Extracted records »
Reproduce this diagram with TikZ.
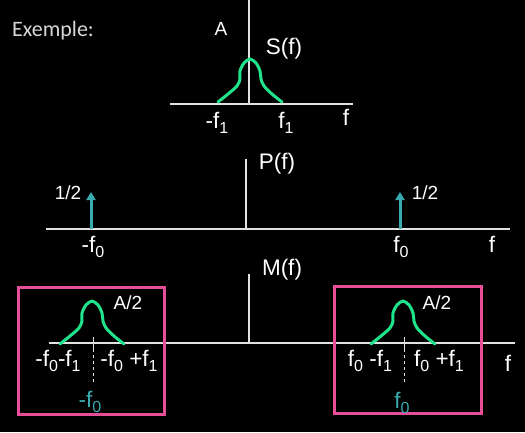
\documentclass[tikz,border=0pt]{standalone}
\usepackage{fontspec}
\setmainfont{Liberation Sans}
\newfontfamily\carlitofont{Carlito}
\usetikzlibrary{arrows.meta}
\definecolor{axisgray}{RGB}{225,225,225}
\definecolor{bumpgreen}{RGB}{32,228,140}
\definecolor{tealc}{RGB}{58,172,176}
\definecolor{pinkc}{RGB}{230,78,152}
\newcommand\sbs[1]{\raisebox{-5.5pt}{\fontsize{16}{16}\selectfont #1}}
\newcommand\drawbump[2]{%
  \draw[bump] plot[smooth,tension=0.5] coordinates {(#1-32,#2) (#1-22,#2-8) (#1-13,#2-16) (#1-10,#2-23) (#1-10,#2-31) (#1-6,#2-39) (#1,#2-43) (#1+6,#2-39) (#1+10,#2-31) (#1+11,#2-23) (#1+14,#2-16) (#1+22,#2-8) (#1+32,#2)};}
\begin{document}
\begin{tikzpicture}[x=1pt,y=-1pt,
  axis/.style={draw=axisgray,line width=1.5pt},
  bump/.style={draw=bumpgreen,line width=3pt,line cap=round,line join=round},
  impulse/.style={draw=tealc,line width=3pt,-{Triangle[width=9pt,length=8pt]}},
  lbl/.style={text=white,font=\fontsize{22.5}{22.5}\selectfont,inner sep=0pt},
  small/.style={text=white,font=\fontsize{19}{19}\selectfont,inner sep=0pt},
  teal/.style={text=tealc,font=\fontsize{22.5}{22.5}\selectfont,inner sep=0pt},
  box/.style={draw=pinkc,line width=3pt},
  guide/.style={draw=axisgray,line width=1pt,dash pattern=on 3pt off 3pt}]
\fill[black] (0,0) rectangle (525,432);
\useasboundingbox (0,0) rectangle (525,432);

% title
\node[anchor=west,inner sep=0pt,text={rgb,255:red,215;green,215;blue,215},font=\carlitofont\fontsize{22}{22}\selectfont] (title) at (12,31) {Exemple:};

% ---- S(f)
\coordinate (s0) at (249,104);
\coordinate (stop) at (249,0);
\coordinate (sl) at (170,104);
\coordinate (sr) at (353,104);
\draw[axis] (stop) -- (s0);
\draw[axis] (sl) -- (sr);
\drawbump{250}{102}
\node[small] (sA) at (221,29) {A};
\node[lbl] (sS) at (284,49) {S(f)};
\node[lbl] (sm1) at (217,123) {-f\sbs{1}};
\node[lbl] (sp1) at (286,123) {f\sbs{1}};
\node[lbl] (sf) at (346,117) {f};

% ---- P(f)
\coordinate (p0) at (246,229);
\coordinate (ptop) at (246,159);
\coordinate (pl) at (46,229);
\coordinate (pr) at (510,229);
\draw[axis] (ptop) -- (p0);
\draw[axis] (pl) -- (pr);
\coordinate (pa1) at (91,229);
\coordinate (pa1t) at (91,192);
\coordinate (pa2) at (400,229);
\coordinate (pa2t) at (400,192);
\draw[impulse] (pa1) -- (pa1t);
\draw[impulse] (pa2) -- (pa2t);
\node[small] (ph1) at (68,193) {1/2};
\node[small] (ph2) at (425,193) {1/2};
\node[lbl] (pP) at (277,164) {P(f)};
\node[lbl] (pm0) at (93,247) {-f\sbs{0}};
\node[lbl] (pp0) at (401,247) {f\sbs{0}};
\node[lbl] (pf) at (492,244) {f};

% ---- M(f)
\coordinate (m0) at (249,343);
\coordinate (mtop) at (249,274);
\coordinate (ml) at (49,343);
\coordinate (mr) at (515,343);
\draw[axis] (mtop) -- (m0);
\draw[axis] (ml) -- (mr);
\node[lbl] (mM) at (282,270) {M(f)};
\node[lbl] (mf) at (508,363) {f};

% left group
\draw[box] (18,287) rectangle (164,414);
\drawbump{92}{344}
\coordinate (lt1) at (93,337);
\coordinate (lt2) at (93,349);
\coordinate (lt3) at (93,382);
\draw[axis,line width=1pt] (lt1) -- (lt2);
\draw[guide] (lt2) -- (lt3);
\node[small] (lA) at (128,303) {A/2};
\node[lbl] (la) at (58,361) {-f\sbs{0}-f\sbs{1}};
\node[lbl] (lb) at (129,361) {-f\sbs{0} +f\sbs{1}};
\node[teal] (lc) at (90,402) {-f\sbs{0}};

% right group
\draw[box] (334,286) rectangle (481,413);
\drawbump{403}{344}
\coordinate (rt1) at (404,337);
\coordinate (rt2) at (404,349);
\coordinate (rt3) at (404,382);
\draw[axis,line width=1pt] (rt1) -- (rt2);
\draw[guide] (rt2) -- (rt3);
\node[small] (rA) at (437,303) {A/2};
\node[lbl] (ra) at (370,361) {f\sbs{0} -f\sbs{1}};
\node[lbl] (rb) at (439,361) {f\sbs{0} +f\sbs{1}};
\node[teal] (rc) at (402,403) {f\sbs{0}};
\end{tikzpicture}
\end{document}
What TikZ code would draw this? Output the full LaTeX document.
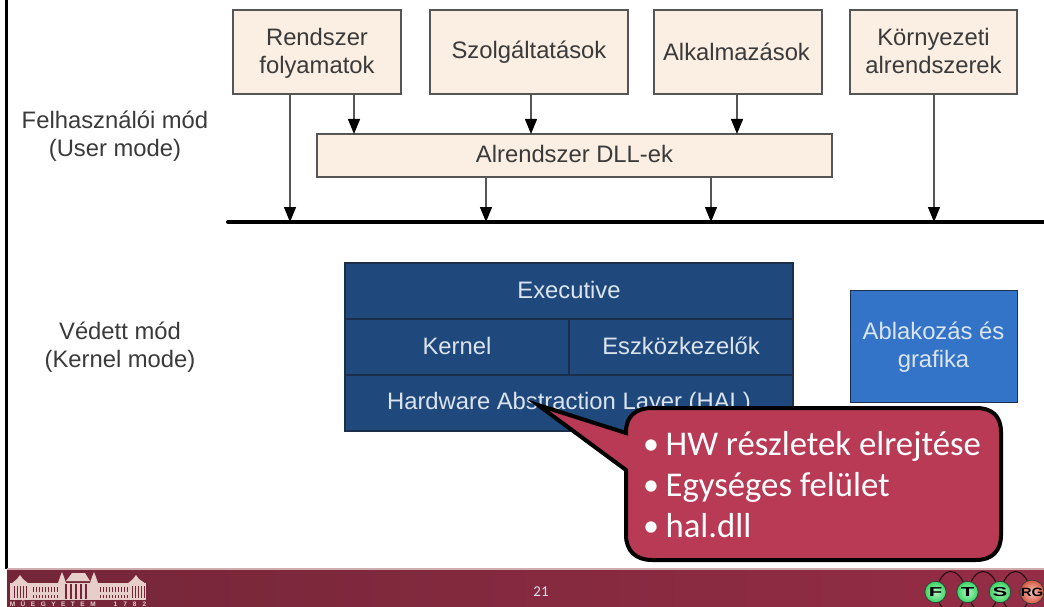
\documentclass[tikz,border=0pt]{standalone}
\usepackage{fontspec}
\setmainfont{Liberation Sans}
\newfontfamily\calloutfont{Carlito}
\usetikzlibrary{arrows.meta}
\definecolor{boxfill}{HTML}{FBEEE2}
\definecolor{boxline}{HTML}{555555}
\definecolor{boxtext}{HTML}{3A3A3A}
\definecolor{navy}{HTML}{1F497D}
\definecolor{navyline}{HTML}{1B2F4A}
\definecolor{midblue}{HTML}{3374C8}
\definecolor{lighttext}{HTML}{DCE4EE}
\definecolor{calloutred}{HTML}{B83A55}
\definecolor{footL}{HTML}{742638}
\definecolor{footR}{HTML}{952D46}
\definecolor{bld}{HTML}{E6CFCB}
\definecolor{ballgreen}{HTML}{35D65F}
\definecolor{ballred}{HTML}{D9583F}
\newcommand{\mainsize}{\fontsize{23.8}{28}\selectfont}
\newcommand{\bul}{{\fontsize{32}{10}\selectfont\raisebox{1.2pt}{•}}\hspace{6.5pt}}
\newcommand{\twolines}[3]{\raisebox{#1}[30pt][30pt]{\begin{tabular}{@{}c@{}}#2\\#3\end{tabular}}}
\tikzset{
  x=1pt,y=-1pt,
  lbl/.style={font=\mainsize,text=boxtext,align=center,inner sep=0pt},
  pbox/.style={draw=boxline,line width=1.4pt,fill=boxfill,inner sep=0pt,text=boxtext,align=center,font=\mainsize},
  kbox/.style={draw=navyline,line width=1.2pt,fill=navy,inner sep=0pt,text=lighttext,align=center,font=\mainsize},
  conn/.style={draw=boxline,line width=1.3pt,-{Triangle[length=15pt,width=12pt,color=black]}},
  arcl/.style={draw=black!65!footL,line width=1.1pt,-{Stealth[length=4pt,width=3.5pt]}},
  ftsball/.style={circle,minimum size=21.5pt,inner sep=0pt,draw=black!75,line width=0.9pt,inner color=#1!35!white,outer color=#1,font=\fontsize{13}{13}\selectfont\bfseries,text=black},
  bpart/.style={fill=bld,draw=none},
  wnd/.style={draw=footL,line width=0.7pt}
}
\begin{document}
\begin{tikzpicture}
\useasboundingbox (0,0) rectangle (1044,607);
\fill[white] (0,0) rectangle (1044,607);
% frame and footer
\fill[black] (5,0) rectangle (7.5,569);
\shade[left color=footL,right color=footR,draw=none] (7,569) rectangle (1044,607);
\fill[bld!80!footL] (7,568) rectangle (1044,569.5);
% labels
\node[lbl] (um) at (115,136.5) {Felhasználói mód\\(User mode)};
\node[lbl] (km) at (120,347.5) {Védett mód\\(Kernel mode)};
% top boxes
\node[pbox,minimum width=168pt,minimum height=84pt] (r1) at (317,52) {\twolines{-8pt}{Rendszer}{folyamatok}};
\node[pbox,minimum width=198pt,minimum height=84pt] (r2) at (529,52) {Szolgáltatások};
\node[pbox,minimum width=168pt,minimum height=84pt] (r3) at (738,52) {\hspace{-3pt}\raisebox{1.5pt}{Alkalmazások}};
\node[pbox,minimum width=167pt,minimum height=84pt] (r4) at (933.5,52) {\twolines{-8pt}{Környezeti}{alrendszerek}};
\node[pbox,minimum width=515pt,minimum height=43pt] (dll) at (574.5,155.5) {\raisebox{3pt}{Alrendszer DLL-ek}};
% bus
\coordinate (busL) at (228,222);
\coordinate (busR) at (1044,222);
\draw[line width=4pt,black,line cap=round] (busL) -- (busR);
\coordinate (b1) at (290,222);
\coordinate (b2) at (486,222);
\coordinate (b3) at (711,222);
\coordinate (b4) at (934,222);
\coordinate (d1) at (354,134);
\coordinate (d2) at (531,134);
\coordinate (d3) at (737,134);
\draw[conn] (r1.south -| b1) -- (b1);
\draw[conn] (r1.south -| d1) -- (d1);
\draw[conn] (r2.south -| d2) -- (d2);
\draw[conn] (r3.south -| d3) -- (d3);
\draw[conn] (r4.south -| b4) -- (b4);
\draw[conn] (dll.south -| b2) -- (b2);
\draw[conn] (dll.south -| b3) -- (b3);
% kernel blocks
\node[kbox,minimum width=448pt,minimum height=56pt] (ex) at (569,291) {\raisebox{3pt}{Executive}};
\node[kbox,minimum width=224pt,minimum height=56pt] (ke) at (457,347) {\raisebox{3pt}{Kernel}};
\node[kbox,minimum width=224pt,minimum height=56pt] (es) at (681,347) {\raisebox{3pt}{Eszközkezelők}};
\node[kbox,minimum width=448pt,minimum height=56pt] (hal) at (569,403) {Hardware Abstraction Layer (HAL)};
\node[draw=navyline,line width=1pt,fill=midblue,inner sep=0pt,minimum width=167pt,minimum height=112pt,text=lighttext,align=center,font=\mainsize] (ab) at (933.5,346) {\twolines{-8pt}{Ablakozás és}{grafika}};
% callout
\draw[fill=calloutred,draw=black,line width=4pt,line join=miter,miter limit=10]
  (538,405) -- (626,433) -- (626,432)
  .. controls (626,416) and (636,408) .. (652,408)
  -- (976,408) .. controls (992,408) and (1001,416) .. (1001,432)
  -- (1001,535) .. controls (1001,551) and (992,560) .. (976,560)
  -- (652,560) .. controls (636,560) and (626,551) .. (626,535)
  -- (626,470) -- cycle;
\node[anchor=north west,inner sep=0pt,text=white,align=left,font=\calloutfont\fontsize{34.7}{41.3}\selectfont] (ct) at (643,431)
  {\bul HW részletek elrejtése\\\bul Egységes felület\\\bul hal.dll};
% page number
\node[text=lighttext,inner sep=0pt,font=\calloutfont\fontsize{15}{15}\selectfont] (pn) at (541,592) {21};
% building
\begin{scope}
\clip (8,570) rectangle (150,607);
\fill[bpart] (10,583) rectangle (146,600);
\fill[bpart] (11,584) -- (17,579) -- (20,575) -- (23,579) -- (29,584) -- cycle;
\fill[bpart] (127,584) -- (133,579) -- (136,575) -- (139,579) -- (146,584) -- cycle;
\fill[bpart] (58,583) -- (60,577) -- (62,572) -- (64,577) -- (66,583) -- cycle;
\fill[bpart] (90,583) -- (92,577) -- (94,572) -- (96,577) -- (98,583) -- cycle;
\fill[bpart] (66,581) -- (72,573) -- (85,573) -- (90,581) -- cycle;
\foreach \wx in {14,17,...,26} {\draw[wnd,line width=0.5pt] (\wx,586) -- (\wx,598);}
\foreach \wx in {132,135,...,144} {\draw[wnd,line width=0.5pt] (\wx,586) -- (\wx,598);}
\foreach \wx in {33,36,...,57} {\draw[wnd] (\wx,587) -- (\wx,592);\draw[wnd] (\wx,595) -- (\wx,598);}
\foreach \wx in {100,103,...,127} {\draw[wnd] (\wx,587) -- (\wx,592);\draw[wnd] (\wx,595) -- (\wx,598);}
\foreach \wx in {66,71,...,90} {\draw[wnd,line width=1.1pt] (\wx,584) -- (\wx,599);}
\end{scope}
\node[text=bld,inner sep=0pt,anchor=center,font=\fontsize{6.5}{7}\selectfont\bfseries] (mu) at (78,604)
  {M\hspace{5.5pt}Ű\hspace{5.5pt}E\hspace{5.5pt}G\hspace{5.5pt}Y\hspace{5.5pt}E\hspace{5.5pt}T\hspace{5.5pt}E\hspace{5.5pt}M\hspace{18pt}1\hspace{6pt}7\hspace{6pt}8\hspace{6pt}2};
% logos
\coordinate (fc) at (935.5,592);
\coordinate (tc) at (967.5,592);
\coordinate (sc) at (1000,592);
\coordinate (rc) at (1032,592);
\draw[arcl] (fc) .. controls (942,565) and (958,565) .. (tc);
\draw[arcl] (tc) .. controls (974,565) and (991,565) .. (sc);
\draw[arcl] (sc) .. controls (1007,565) and (1023,565) .. (rc);
\draw[arcl] (fc) .. controls (942,619) and (958,619) .. (tc);
\draw[arcl] (tc) .. controls (974,619) and (991,619) .. (sc);
\draw[arcl] (sc) .. controls (1007,619) and (1023,619) .. (rc);
\node[ftsball=ballgreen] (f) at (fc) {\scalebox{1.7}[1]{F}};
\node[ftsball=ballgreen] (t) at (tc) {\scalebox{1.7}[1]{T}};
\node[ftsball=ballgreen] (s) at (sc) {\scalebox{1.7}[1]{S}};
\node[ftsball=ballred,font=\fontsize{12}{12}\selectfont\bfseries] (rg) at (rc) {\scalebox{1.25}[1]{RG}};
\end{tikzpicture}
\end{document}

Problem description » State only the number of lines in these entries that contain "this".

In response » 2